◆ WHAT YOU ARE ASKED TO DO ◆
In the entries below, count every line containing "that". Reply with the number alone.

begin

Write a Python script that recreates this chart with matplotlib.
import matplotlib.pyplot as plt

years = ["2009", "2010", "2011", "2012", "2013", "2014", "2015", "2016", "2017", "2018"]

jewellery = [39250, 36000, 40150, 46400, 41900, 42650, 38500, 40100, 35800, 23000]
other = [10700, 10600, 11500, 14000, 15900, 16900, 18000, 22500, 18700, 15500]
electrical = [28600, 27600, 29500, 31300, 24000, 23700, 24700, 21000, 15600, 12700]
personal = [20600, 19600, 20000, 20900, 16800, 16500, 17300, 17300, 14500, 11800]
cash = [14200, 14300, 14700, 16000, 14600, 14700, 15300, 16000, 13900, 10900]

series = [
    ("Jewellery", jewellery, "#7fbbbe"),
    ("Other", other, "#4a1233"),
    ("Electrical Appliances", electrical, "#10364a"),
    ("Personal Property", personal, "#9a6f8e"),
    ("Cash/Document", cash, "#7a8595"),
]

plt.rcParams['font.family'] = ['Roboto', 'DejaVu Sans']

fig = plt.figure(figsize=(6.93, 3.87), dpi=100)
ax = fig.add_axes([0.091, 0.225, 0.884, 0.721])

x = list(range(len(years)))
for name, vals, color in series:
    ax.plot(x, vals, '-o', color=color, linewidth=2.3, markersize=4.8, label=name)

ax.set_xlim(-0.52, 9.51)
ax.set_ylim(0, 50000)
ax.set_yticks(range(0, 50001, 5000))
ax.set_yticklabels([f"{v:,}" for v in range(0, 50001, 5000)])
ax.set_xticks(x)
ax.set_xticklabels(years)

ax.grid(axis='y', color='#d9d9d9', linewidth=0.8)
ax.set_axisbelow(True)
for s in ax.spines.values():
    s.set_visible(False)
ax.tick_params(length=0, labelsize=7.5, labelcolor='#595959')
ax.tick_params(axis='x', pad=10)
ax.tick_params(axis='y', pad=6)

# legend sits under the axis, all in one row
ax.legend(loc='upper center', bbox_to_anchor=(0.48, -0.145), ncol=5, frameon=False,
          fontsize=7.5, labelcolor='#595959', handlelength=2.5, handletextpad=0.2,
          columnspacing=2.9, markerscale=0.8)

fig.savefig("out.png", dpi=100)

end
begin

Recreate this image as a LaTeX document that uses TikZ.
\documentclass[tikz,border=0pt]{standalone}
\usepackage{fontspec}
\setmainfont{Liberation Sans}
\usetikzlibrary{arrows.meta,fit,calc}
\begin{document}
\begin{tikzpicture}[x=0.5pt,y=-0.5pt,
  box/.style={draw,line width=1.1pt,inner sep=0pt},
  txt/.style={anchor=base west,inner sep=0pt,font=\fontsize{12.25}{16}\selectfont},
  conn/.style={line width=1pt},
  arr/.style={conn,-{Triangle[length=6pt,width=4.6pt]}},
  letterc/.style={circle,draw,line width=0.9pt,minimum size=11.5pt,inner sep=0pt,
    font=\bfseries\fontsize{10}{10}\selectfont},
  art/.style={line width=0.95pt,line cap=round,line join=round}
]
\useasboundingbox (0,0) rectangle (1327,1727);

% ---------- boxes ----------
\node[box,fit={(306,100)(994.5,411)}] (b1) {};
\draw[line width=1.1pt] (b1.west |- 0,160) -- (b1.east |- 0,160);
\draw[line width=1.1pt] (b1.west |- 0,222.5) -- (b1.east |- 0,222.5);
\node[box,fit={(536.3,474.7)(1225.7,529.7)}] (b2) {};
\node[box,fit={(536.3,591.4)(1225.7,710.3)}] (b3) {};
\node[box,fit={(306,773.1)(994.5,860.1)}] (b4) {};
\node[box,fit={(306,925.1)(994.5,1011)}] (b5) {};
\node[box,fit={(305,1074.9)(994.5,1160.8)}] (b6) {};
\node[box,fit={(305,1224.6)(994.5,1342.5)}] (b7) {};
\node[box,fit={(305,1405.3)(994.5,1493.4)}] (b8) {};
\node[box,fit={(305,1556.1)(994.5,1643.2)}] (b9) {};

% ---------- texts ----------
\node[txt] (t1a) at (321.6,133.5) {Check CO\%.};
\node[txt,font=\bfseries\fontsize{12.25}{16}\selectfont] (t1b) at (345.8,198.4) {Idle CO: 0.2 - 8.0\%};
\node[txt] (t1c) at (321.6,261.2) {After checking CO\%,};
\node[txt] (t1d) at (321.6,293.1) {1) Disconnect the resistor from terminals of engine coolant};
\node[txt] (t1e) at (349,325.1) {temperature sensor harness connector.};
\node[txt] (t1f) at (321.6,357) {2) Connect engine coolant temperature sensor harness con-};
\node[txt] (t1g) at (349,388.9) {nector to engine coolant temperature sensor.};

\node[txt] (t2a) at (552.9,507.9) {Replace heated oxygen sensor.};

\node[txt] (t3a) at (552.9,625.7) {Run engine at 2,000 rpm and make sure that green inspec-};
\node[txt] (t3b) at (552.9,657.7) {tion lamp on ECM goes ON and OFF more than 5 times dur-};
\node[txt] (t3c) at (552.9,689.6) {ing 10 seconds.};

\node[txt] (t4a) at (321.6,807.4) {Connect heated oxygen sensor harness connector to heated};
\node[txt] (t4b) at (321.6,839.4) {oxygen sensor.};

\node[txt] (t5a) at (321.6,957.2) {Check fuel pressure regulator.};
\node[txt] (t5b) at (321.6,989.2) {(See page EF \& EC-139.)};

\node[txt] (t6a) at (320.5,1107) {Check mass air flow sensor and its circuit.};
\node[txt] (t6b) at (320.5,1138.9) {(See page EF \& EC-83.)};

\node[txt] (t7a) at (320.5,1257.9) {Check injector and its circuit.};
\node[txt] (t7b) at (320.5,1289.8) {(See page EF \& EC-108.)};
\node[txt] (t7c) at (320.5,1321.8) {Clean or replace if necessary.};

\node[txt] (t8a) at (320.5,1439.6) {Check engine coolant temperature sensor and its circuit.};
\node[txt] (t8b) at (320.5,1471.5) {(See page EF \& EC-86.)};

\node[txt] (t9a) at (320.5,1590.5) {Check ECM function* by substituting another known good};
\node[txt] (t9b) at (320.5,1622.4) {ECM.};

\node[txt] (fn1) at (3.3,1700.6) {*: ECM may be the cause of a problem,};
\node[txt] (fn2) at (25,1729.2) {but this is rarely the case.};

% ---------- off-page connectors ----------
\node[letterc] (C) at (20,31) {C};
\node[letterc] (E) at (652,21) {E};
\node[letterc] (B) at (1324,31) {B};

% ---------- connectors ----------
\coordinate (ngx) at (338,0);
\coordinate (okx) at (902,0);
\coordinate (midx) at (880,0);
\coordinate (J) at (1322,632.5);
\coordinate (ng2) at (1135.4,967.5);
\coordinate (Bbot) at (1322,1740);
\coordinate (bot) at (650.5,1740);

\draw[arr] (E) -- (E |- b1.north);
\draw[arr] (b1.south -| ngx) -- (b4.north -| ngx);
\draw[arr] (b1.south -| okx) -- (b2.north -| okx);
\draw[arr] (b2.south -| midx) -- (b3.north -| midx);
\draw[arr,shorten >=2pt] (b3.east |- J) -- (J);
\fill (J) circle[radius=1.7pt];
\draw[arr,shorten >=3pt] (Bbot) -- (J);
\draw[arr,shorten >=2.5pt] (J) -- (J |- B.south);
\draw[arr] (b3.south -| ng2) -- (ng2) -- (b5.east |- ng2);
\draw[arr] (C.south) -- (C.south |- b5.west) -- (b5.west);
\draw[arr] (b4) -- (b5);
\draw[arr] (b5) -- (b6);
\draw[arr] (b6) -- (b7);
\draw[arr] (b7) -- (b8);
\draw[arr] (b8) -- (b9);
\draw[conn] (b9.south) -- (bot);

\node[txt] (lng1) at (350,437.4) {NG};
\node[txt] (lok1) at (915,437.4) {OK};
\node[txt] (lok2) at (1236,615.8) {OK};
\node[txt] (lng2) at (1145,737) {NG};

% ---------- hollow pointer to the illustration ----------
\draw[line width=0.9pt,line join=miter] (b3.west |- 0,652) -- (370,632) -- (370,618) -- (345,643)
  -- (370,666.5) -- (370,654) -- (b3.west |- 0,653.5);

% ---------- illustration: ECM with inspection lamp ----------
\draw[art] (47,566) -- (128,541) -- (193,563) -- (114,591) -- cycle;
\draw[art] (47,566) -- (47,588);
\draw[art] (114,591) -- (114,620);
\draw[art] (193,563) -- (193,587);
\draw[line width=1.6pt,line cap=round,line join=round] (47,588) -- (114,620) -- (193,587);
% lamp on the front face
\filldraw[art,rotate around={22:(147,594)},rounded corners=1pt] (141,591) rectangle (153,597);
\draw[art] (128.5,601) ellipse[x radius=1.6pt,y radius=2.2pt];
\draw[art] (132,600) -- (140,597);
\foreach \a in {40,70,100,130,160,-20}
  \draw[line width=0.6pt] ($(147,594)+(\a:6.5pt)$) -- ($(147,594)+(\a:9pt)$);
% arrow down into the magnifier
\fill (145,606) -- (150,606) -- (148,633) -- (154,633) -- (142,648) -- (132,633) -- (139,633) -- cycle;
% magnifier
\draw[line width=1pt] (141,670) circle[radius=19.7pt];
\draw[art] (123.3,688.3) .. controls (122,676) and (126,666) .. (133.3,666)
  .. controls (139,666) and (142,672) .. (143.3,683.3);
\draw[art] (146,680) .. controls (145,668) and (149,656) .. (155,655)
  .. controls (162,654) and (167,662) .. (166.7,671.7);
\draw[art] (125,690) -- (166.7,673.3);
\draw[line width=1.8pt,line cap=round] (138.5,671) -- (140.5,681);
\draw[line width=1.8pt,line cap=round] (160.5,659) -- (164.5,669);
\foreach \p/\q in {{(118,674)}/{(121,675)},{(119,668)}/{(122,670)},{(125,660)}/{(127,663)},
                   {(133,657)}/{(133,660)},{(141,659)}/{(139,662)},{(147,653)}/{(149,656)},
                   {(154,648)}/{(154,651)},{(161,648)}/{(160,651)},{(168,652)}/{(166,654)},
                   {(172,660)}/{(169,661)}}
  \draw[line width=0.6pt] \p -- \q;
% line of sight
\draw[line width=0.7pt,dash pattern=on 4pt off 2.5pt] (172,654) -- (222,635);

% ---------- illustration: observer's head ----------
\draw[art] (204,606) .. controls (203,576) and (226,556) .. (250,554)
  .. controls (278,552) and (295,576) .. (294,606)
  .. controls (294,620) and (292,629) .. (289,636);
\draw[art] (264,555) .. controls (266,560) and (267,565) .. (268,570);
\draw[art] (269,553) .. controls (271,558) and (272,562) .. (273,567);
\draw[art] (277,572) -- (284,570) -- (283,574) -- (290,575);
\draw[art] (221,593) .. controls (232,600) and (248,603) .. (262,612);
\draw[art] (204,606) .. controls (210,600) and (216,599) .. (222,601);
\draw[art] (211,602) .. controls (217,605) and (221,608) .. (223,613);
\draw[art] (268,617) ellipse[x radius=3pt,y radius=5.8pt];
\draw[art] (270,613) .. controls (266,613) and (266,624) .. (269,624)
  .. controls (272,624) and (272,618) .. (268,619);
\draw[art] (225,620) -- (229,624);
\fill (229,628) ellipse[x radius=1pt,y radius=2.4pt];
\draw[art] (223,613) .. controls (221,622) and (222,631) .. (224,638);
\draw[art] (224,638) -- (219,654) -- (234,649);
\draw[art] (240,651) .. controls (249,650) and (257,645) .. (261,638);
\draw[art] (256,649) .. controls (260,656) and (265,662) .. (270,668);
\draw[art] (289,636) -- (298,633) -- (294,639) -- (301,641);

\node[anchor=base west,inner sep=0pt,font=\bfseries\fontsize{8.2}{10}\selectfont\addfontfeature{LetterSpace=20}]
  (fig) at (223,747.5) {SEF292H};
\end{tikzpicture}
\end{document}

end

◆ TASK RESULT ◆
3